By contrast, on land, Earth's crust tends to be warmer, which means that carbon dioxide buried there is likelier to try to force its way through cracks and fissures, according to the article printed Tuesday.

Still, "I certainly wouldn't want to go as far as say we've solved global warming" with their proposal to bury carbon dioxide along U.S. coastlines, House said. Carbon sequestration is expensive and "would require a pretty stiff policy like a carbon tax to motivate (people to use) this (sequestration) technology."

Factories and other stationary sources emit about 7 billion tons of carbon dioxide per year, House said. He estimates that trapping and burying that much carbon dioxide could cost between $150 billion and $200 billion a year.

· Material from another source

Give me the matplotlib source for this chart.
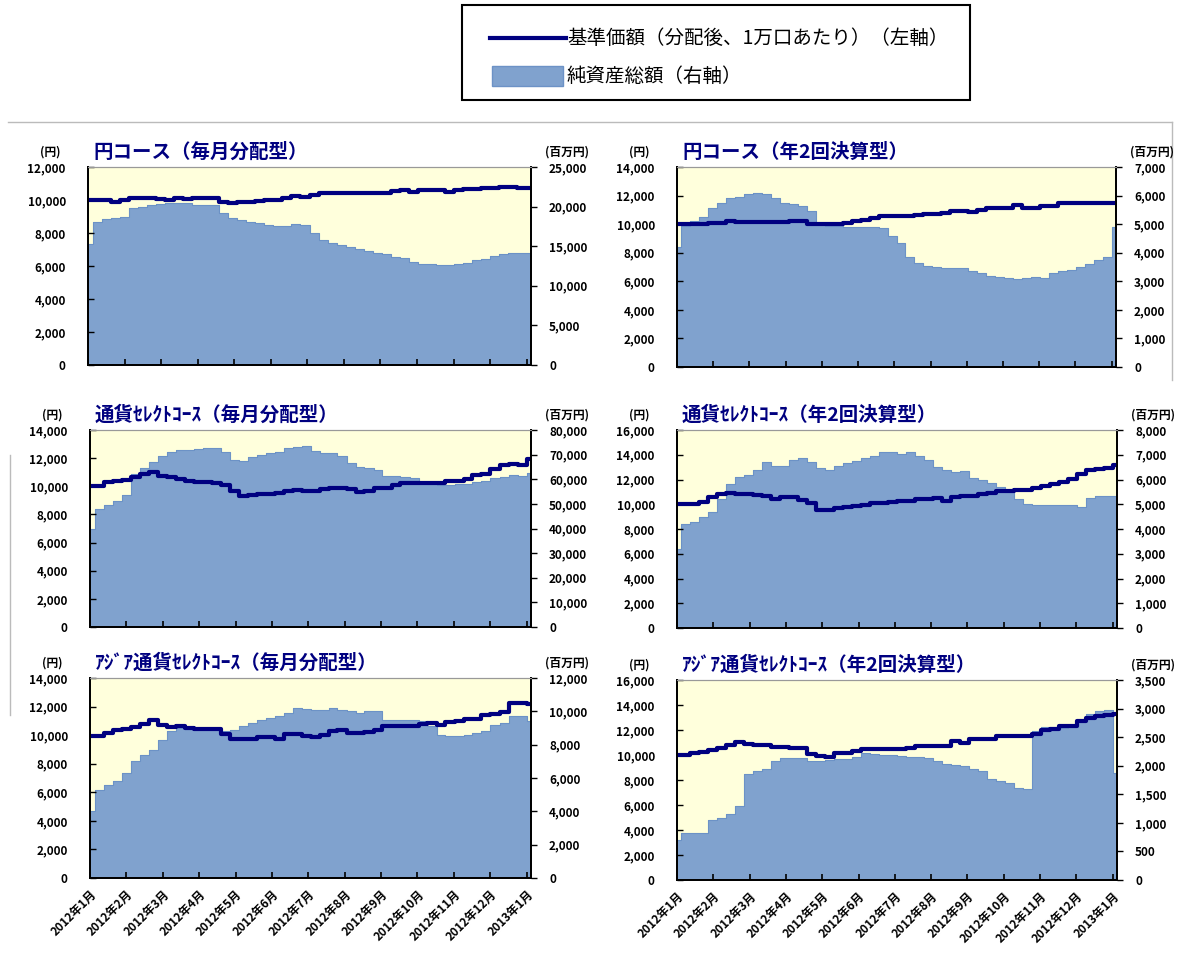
import numpy as np
import matplotlib
matplotlib.use('Agg')
import matplotlib.pyplot as plt
from matplotlib.lines import Line2D
from matplotlib.patches import Rectangle

plt.rcParams['font.family'] = ['Noto Sans CJK JP', 'DejaVu Sans']

# ===================== DATA =====================
MONTH_LABELS = ["2012年1月", "2012年2月", "2012年3月", "2012年4月", "2012年5月",
                "2012年6月", "2012年7月", "2012年8月", "2012年9月", "2012年10月",
                "2012年11月", "2012年12月", "2013年1月"]
X_END = 12.12  # months shown on the x axis

# 円コース（毎月分配型）
yen_m_nav = [10000, 10000, 10000, 9900, 10000, 10100, 10100, 10100, 10050, 10000,
             10100, 10050, 10100, 10100, 10100, 9900, 9800, 9850, 9850, 9950,
             10000, 10000, 10150, 10250, 10200, 10300, 10400, 10400, 10400, 10400,
             10400, 10400, 10400, 10450, 10550, 10600, 10500, 10600, 10600, 10600,
             10500, 10600, 10650, 10650, 10700, 10700, 10800, 10800, 10700, 10700]
yen_m_assets = [15300, 18000, 18400, 18500, 18700, 19800, 20000, 20200, 20300, 20400,
                20400, 20400, 20200, 20200, 20200, 19200, 18600, 18300, 18000, 17900,
                17700, 17600, 17600, 17800, 17700, 16700, 15800, 15400, 15100, 14900,
                14700, 14400, 14200, 14000, 13600, 13500, 13000, 12800, 12700, 12600,
                12600, 12700, 12900, 13200, 13400, 13800, 14000, 14100, 14100, 14100]

# 円コース（年2回決算型）
yen_s_nav = [10000, 10000, 10000, 10000, 10050, 10100, 10200, 10150, 10150, 10150,
             10150, 10150, 10150, 10250, 10200, 10000, 10000, 10000, 10000, 10100,
             10250, 10300, 10450, 10550, 10550, 10550, 10550, 10650, 10700, 10700,
             10750, 10900, 10950, 10850, 11000, 11150, 11150, 11150, 11350, 11150,
             11150, 11300, 11300, 11450, 11450, 11450, 11450, 11450, 11450, 11450]
yen_s_assets = [4200, 4950, 5100, 5250, 5550, 5750, 5900, 5950, 6050, 6100,
                6050, 5900, 5750, 5700, 5650, 5450, 5000, 4950, 4950, 4900,
                4900, 4900, 4900, 4850, 4600, 4350, 3850, 3650, 3550, 3500,
                3450, 3450, 3450, 3350, 3300, 3200, 3150, 3100, 3080, 3100,
                3150, 3100, 3300, 3350, 3400, 3500, 3600, 3750, 3850, 4900]

# 通貨セレクトコース（毎月分配型）
cur_m_nav = [10000, 10000, 10300, 10350, 10450, 10650, 10850, 11050, 10700, 10650,
             10550, 10400, 10300, 10300, 10250, 10100, 9650, 9300, 9350, 9450,
             9450, 9500, 9700, 9750, 9650, 9650, 9800, 9850, 9850, 9800,
             9600, 9700, 9900, 9850, 10100, 10250, 10250, 10200, 10200, 10250,
             10350, 10400, 10500, 10800, 10900, 11200, 11500, 11600, 11500, 11950]
cur_m_assets = [40000, 48000, 49500, 51000, 53500, 62000, 64500, 67000, 69500, 71000,
                72000, 71800, 72200, 72800, 72500, 71000, 68000, 67500, 69000, 70000,
                70500, 71000, 72500, 73000, 73300, 71500, 70800, 70500, 69500, 66500,
                65000, 64500, 63800, 61500, 61500, 60800, 60500, 58500, 58000, 57600,
                57600, 58000, 58000, 59000, 59300, 60500, 61000, 61800, 61500, 62500]

# 通貨セレクトコース（年2回決算型）
cur_s_nav = [10000, 10000, 10050, 10150, 10600, 10850, 10900, 10850, 10850, 10750,
             10700, 10400, 10550, 10550, 10350, 10100, 9500, 9550, 9700, 9800,
             9850, 9900, 10100, 10100, 10200, 10300, 10300, 10450, 10450, 10500,
             10250, 10600, 10650, 10650, 10850, 10900, 11100, 11100, 11150, 11150,
             11350, 11450, 11650, 11800, 12050, 12450, 12750, 12850, 12950, 13150]
cur_s_assets = [3200, 4200, 4300, 4500, 4700, 5200, 5800, 6100, 6200, 6400,
                6700, 6550, 6550, 6800, 6850, 6700, 6450, 6400, 6550, 6650,
                6750, 6850, 6950, 7100, 7100, 7050, 7100, 6950, 6800, 6500,
                6400, 6300, 6350, 6050, 6000, 5850, 5700, 5500, 5200, 5000,
                4950, 4950, 4950, 4950, 4950, 4900, 5250, 5350, 5350, 5350]

# アジア通貨セレクトコース（毎月分配型）
asia_m_nav = [9950, 9950, 10150, 10350, 10400, 10600, 10750, 11050, 10700, 10550,
              10650, 10500, 10450, 10450, 10450, 10100, 9750, 9750, 9750, 9850,
              9850, 9750, 10050, 10100, 9950, 9850, 10000, 10300, 10350, 10150,
              10150, 10250, 10350, 10650, 10650, 10650, 10650, 10750, 10850, 10700,
              10950, 11000, 11100, 11150, 11400, 11450, 11650, 12250, 12250, 12200]
asia_m_assets = [4000, 5300, 5600, 5800, 6300, 7000, 7400, 7700, 8300, 8800,
                 9000, 8950, 9000, 9000, 9000, 8850, 8900, 9150, 9300, 9500,
                 9600, 9700, 9900, 10200, 10150, 10100, 10100, 10200, 10100, 10050,
                 9900, 10050, 10000, 9500, 9500, 9500, 9500, 9450, 9100, 8600,
                 8500, 8550, 8600, 8700, 8850, 9200, 9300, 9700, 9750, 9400]

# アジア通貨セレクトコース（年2回決算型）
asia_s_nav = [10000, 10000, 10150, 10250, 10400, 10550, 10800, 11050, 10900, 10800,
              10800, 10650, 10650, 10550, 10550, 10050, 9900, 9850, 10150, 10150,
              10350, 10450, 10450, 10450, 10450, 10450, 10550, 10750, 10700, 10700,
              10700, 11150, 11000, 11300, 11300, 11300, 11500, 11550, 11550, 11500,
              11700, 12000, 12100, 12300, 12300, 12750, 12950, 13100, 13200, 13300]
asia_s_assets = [700, 830, 830, 830, 1050, 1080, 1150, 1300, 1850, 1900,
                 1950, 2080, 2130, 2130, 2130, 2080, 2090, 2100, 2110, 2120,
                 2150, 2220, 2200, 2190, 2180, 2170, 2160, 2160, 2130, 2090,
                 2030, 2010, 2000, 1940, 1900, 1770, 1740, 1700, 1610, 1600,
                 2600, 2670, 2670, 2660, 2680, 2800, 2900, 2960, 2980, 1870]

TITLES = ["円コース（毎月分配型）", "円コース（年2回決算型）",
          "通貨ｾﾚｸﾄｺｰｽ（毎月分配型）", "通貨ｾﾚｸﾄｺｰｽ（年2回決算型）",
          "ｱｼﾞｱ通貨ｾﾚｸﾄｺｰｽ（毎月分配型）", "ｱｼﾞｱ通貨ｾﾚｸﾄｺｰｽ（年2回決算型）"]
LEFT_MAX = [12000, 14000, 14000, 16000, 14000, 16000]
RIGHT_MAX = [25000, 7000, 80000, 8000, 12000, 3500]
RIGHT_STEP = [5000, 1000, 10000, 1000, 2000, 500]

LEGEND_LINE = "基準価額（分配後、1万口あたり）（左軸）"
LEGEND_FILL = "純資産総額（右軸）"

# ===================== STYLE =====================
W, H = 1181, 960
NAVY = '#000080'
FILL = '#80A2CE'
BG = '#FFFFDC'

# axes boxes in pixels: (left, top, right, bottom)
BOXES = [(88, 167, 531, 365), (677, 167, 1116, 367),
         (90, 430, 531, 627), (677, 430, 1117, 628),
         (90, 678, 531, 878), (677, 680, 1117, 880)]


def fx(px):
    return px / W


def fy(py):
    return 1 - py / H


def fmt(v):
    return f"{v:,}"


fig = plt.figure(figsize=(W / 100, H / 100), dpi=100)

series = [(yen_m_nav, yen_m_assets), (yen_s_nav, yen_s_assets),
          (cur_m_nav, cur_m_assets), (cur_s_nav, cur_s_assets),
          (asia_m_nav, asia_m_assets), (asia_s_nav, asia_s_assets)]

for i, (nav, assets) in enumerate(series):
    l, t, r, b = BOXES[i]
    ax = fig.add_axes([fx(l), fy(b), fx(r) - fx(l), fy(t) - fy(b)])
    ax2 = ax.twinx()
    x = np.linspace(0, X_END, len(nav))

    ax2.patch.set_visible(True)
    ax2.set_facecolor(BG)
    ax2.fill_between(x, assets, 0, step='mid', color=FILL, lw=0)
    ax2.plot(x, assets, drawstyle='steps-mid', color='#6C92C6', lw=0.8)
    ax.plot(x, nav, drawstyle='steps-mid', color=NAVY, lw=3, solid_capstyle='butt')
    ax.set_zorder(ax2.get_zorder() + 1)
    ax.patch.set_visible(False)

    ax.set_xlim(0, X_END)
    ax.set_ylim(0, LEFT_MAX[i])
    ax2.set_ylim(0, RIGHT_MAX[i])

    lt = list(range(0, LEFT_MAX[i] + 1, 2000))
    ax.set_yticks(lt)
    ax.set_yticklabels([fmt(v) for v in lt], fontsize=8.5, fontweight='bold')
    rt = list(range(0, RIGHT_MAX[i] + 1, RIGHT_STEP[i]))
    ax2.set_yticks(rt)
    ax2.set_yticklabels([fmt(v) for v in rt], fontsize=8.5, fontweight='bold')

    ax.set_xticks(range(len(MONTH_LABELS)))
    if i >= 4:
        ax.set_xticklabels(MONTH_LABELS, rotation=45, ha='right', va='top',
                           rotation_mode='anchor', fontsize=8.5, fontweight='bold')
    else:
        ax.set_xticklabels([])

    ax.tick_params(axis='x', direction='in', length=4, width=1.2, pad=7)
    ax.tick_params(axis='y', direction='in', length=4, width=1, pad=16)
    ax2.tick_params(axis='y', direction='out', length=4, width=1, pad=9)

    for a in (ax, ax2):
        a.spines['top'].set_color('#999999')
        a.spines['top'].set_linewidth(0.8)
        for s in ('left', 'right', 'bottom'):
            a.spines[s].set_color('black')
            a.spines[s].set_linewidth(1.3)

    # unit labels and panel title
    fig.text(fx(l - 38), fy(t - 15), "(円)", fontsize=8.5, fontweight='bold',
             ha='center', va='center')
    fig.text(fx(r + 36), fy(t - 15), "(百万円)", fontsize=8.5, fontweight='bold',
             ha='center', va='center')
    fig.text(fx(l + 5), fy(t - 15), TITLES[i], fontsize=14, fontweight='bold',
             color=NAVY, ha='left', va='center')

# ===================== LEGEND BOX =====================
fig.patches.append(Rectangle((fx(462), fy(100)), fx(970) - fx(462), fy(5) - fy(100),
                             transform=fig.transFigure, fill=False,
                             edgecolor='black', lw=1.5))
fig.lines.append(Line2D([fx(490), fx(566)], [fy(38), fy(38)],
                        transform=fig.transFigure, color=NAVY, lw=3))
fig.text(fx(567), fy(38), LEGEND_LINE, fontsize=14, ha='left', va='center')
fig.patches.append(Rectangle((fx(492), fy(86)), fx(563) - fx(492), fy(66) - fy(86),
                             transform=fig.transFigure, facecolor=FILL,
                             edgecolor='#6C92C6', lw=1))
fig.text(fx(567), fy(76), LEGEND_FILL, fontsize=14, ha='left', va='center')

# faint frame lines of the source screenshot
frame = '#BBBBBB'
fig.lines.append(Line2D([fx(8), fx(1172)], [fy(122), fy(122)],
                        transform=fig.transFigure, color=frame, lw=1))
fig.lines.append(Line2D([fx(1172), fx(1172)], [fy(122), fy(380)],
                        transform=fig.transFigure, color=frame, lw=1))
fig.lines.append(Line2D([fx(10), fx(10)], [fy(455), fy(715)],
                        transform=fig.transFigure, color=frame, lw=1))

fig.savefig("out.png", dpi=100)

Authors of the Proceedings article include House, a doctoral candidate in geoscience; his Harvard colleague Daniel P. Schrag; Charles F. Harvey of MIT; and Klaus S. Lackner of Columbia University.

Ken Caldeira, a climate scientist at the Carnegie Institution's branch institute at Stanford University, expressed a mixed view. On the one hand, he said, carbon sequestration appears to be a safe way to store emissions, possibly for millions of years.


Yet "there are still questions about whether the approach is technically feasible. Nobody has ever tried to do this before," Caldeira said.

The environmental group Greenpeace attacked the idea, calling it an unproved and expensive technology.

Chris Miller, a senior campaigner for Greenpeace USA, said what's really needed is more investment in renewable energy like solar and wind power.

Peter Brewer, an ocean chemist at Monterey Bay Aquarium Research Institute who has investigated carbon sequestration, is cautious. On the one hand, he said, "it's a fascinating research area. It's important that we look at these things; otherwise society speculates forever instead of having hard knowledge to make decisions," he said.

Right now, he added, "the big challenge is, how can we do it economically? The disposal in the ground is not the major cost -- the major cost is capturing the carbon dioxide from the power plant.

"And you have to be careful which ground to put it in. Some geological areas are more safe than others."